- Aim
All lines holding the string "chart" are to be shown.

- Entries provided
[START]

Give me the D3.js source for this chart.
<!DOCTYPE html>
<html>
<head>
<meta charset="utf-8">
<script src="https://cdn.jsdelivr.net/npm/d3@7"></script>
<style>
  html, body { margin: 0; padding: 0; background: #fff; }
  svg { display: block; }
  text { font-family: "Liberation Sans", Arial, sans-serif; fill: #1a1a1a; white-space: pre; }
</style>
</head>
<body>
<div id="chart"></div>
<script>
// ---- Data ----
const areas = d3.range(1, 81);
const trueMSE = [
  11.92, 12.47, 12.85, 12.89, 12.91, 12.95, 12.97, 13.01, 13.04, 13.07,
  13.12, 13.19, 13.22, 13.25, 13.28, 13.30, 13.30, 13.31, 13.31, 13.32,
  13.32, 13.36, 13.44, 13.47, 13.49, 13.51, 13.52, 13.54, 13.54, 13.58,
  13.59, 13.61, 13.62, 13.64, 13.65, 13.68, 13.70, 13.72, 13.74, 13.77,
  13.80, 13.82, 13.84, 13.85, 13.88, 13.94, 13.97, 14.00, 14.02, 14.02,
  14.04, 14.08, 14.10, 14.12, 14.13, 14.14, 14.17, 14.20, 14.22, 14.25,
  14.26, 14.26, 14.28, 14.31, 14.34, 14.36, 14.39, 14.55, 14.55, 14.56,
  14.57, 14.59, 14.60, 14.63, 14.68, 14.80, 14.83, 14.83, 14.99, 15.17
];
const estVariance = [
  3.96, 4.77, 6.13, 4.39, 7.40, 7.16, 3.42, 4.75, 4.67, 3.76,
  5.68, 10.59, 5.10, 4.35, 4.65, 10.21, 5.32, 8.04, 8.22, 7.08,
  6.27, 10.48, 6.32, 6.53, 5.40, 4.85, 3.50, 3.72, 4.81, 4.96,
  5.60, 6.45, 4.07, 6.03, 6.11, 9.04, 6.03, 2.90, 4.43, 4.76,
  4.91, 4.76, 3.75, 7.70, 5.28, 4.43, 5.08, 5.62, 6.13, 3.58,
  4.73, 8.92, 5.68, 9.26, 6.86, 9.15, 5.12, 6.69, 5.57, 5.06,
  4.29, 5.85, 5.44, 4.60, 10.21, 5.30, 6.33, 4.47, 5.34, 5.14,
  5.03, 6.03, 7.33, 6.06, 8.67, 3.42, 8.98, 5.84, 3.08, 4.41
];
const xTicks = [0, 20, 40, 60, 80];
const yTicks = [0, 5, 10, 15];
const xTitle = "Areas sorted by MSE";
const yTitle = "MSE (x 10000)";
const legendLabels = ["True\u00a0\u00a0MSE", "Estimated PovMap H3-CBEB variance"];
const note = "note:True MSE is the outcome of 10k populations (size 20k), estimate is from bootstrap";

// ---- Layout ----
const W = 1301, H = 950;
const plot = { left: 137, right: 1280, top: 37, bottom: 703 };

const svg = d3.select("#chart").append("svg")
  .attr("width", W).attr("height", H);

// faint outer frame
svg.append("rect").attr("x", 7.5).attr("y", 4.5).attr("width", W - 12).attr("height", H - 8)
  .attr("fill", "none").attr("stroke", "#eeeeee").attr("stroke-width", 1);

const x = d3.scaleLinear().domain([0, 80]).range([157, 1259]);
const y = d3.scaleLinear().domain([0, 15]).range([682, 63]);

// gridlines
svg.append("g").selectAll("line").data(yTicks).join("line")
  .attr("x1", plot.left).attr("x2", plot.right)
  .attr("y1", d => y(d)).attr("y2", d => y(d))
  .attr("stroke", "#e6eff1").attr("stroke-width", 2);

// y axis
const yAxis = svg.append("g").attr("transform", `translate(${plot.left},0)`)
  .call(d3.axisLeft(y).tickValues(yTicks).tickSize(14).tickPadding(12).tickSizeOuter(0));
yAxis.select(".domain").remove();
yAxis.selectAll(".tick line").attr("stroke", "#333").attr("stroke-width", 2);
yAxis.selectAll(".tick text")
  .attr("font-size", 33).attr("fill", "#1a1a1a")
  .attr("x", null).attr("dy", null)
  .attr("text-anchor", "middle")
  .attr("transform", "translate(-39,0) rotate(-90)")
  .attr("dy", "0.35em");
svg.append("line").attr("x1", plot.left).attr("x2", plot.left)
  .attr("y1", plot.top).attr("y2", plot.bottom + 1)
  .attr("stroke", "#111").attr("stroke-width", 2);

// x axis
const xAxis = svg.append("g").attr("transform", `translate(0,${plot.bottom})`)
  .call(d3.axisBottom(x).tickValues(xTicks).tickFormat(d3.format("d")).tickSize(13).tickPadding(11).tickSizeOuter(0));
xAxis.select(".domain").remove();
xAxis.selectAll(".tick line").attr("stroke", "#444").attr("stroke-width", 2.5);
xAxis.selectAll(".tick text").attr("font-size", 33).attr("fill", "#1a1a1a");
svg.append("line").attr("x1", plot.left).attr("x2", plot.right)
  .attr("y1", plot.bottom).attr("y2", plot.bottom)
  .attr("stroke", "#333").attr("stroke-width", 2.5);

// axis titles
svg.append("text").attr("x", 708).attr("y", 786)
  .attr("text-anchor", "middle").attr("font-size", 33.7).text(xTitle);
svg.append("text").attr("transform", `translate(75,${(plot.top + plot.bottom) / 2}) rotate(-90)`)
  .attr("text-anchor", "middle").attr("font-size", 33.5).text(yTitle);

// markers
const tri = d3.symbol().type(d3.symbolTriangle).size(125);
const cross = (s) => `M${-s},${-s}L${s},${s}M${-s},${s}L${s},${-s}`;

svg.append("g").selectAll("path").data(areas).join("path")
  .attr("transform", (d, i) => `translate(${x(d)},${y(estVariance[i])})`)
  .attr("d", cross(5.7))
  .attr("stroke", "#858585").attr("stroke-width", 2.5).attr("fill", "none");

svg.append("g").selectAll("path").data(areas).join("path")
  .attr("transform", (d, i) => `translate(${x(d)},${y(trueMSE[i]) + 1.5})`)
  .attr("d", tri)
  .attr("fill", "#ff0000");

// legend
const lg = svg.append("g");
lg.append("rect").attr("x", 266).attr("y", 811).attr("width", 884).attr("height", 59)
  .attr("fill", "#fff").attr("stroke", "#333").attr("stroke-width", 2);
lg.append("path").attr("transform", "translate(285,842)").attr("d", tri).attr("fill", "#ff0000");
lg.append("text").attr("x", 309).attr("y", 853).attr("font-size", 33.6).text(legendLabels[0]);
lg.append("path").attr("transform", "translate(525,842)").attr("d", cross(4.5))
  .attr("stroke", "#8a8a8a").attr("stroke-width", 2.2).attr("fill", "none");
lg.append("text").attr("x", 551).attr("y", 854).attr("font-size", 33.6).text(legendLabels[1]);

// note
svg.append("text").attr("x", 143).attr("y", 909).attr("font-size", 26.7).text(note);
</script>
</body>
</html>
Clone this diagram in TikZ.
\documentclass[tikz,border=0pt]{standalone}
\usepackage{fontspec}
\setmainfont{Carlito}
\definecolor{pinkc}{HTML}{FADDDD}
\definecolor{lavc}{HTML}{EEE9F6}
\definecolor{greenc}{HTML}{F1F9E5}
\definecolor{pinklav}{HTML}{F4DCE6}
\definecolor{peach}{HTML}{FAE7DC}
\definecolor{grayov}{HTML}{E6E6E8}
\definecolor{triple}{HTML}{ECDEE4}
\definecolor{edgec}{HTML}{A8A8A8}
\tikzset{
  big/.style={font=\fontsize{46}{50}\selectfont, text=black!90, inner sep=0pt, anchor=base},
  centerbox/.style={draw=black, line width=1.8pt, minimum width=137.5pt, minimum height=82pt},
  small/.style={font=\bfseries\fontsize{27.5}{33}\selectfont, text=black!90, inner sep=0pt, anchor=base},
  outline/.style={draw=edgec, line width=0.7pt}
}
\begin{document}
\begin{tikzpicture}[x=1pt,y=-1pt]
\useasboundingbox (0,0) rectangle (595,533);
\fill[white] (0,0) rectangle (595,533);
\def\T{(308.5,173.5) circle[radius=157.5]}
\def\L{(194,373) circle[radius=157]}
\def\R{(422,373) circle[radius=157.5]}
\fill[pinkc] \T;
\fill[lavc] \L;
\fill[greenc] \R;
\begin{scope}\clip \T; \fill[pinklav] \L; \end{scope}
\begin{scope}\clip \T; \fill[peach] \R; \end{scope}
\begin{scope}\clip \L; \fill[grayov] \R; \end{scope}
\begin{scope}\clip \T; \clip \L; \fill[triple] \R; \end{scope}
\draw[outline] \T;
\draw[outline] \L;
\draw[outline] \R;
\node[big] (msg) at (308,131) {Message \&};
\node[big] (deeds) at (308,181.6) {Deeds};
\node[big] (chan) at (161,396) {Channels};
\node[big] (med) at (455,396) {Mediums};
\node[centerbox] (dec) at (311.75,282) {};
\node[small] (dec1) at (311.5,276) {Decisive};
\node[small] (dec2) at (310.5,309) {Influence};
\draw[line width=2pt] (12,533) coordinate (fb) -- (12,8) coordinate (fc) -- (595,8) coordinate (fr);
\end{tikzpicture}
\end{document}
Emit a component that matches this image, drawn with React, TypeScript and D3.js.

[END]

- Response to the task
Give me the D3.js source for this chart.
<div id="chart"></div>
const svg = d3.select("#chart").append("svg")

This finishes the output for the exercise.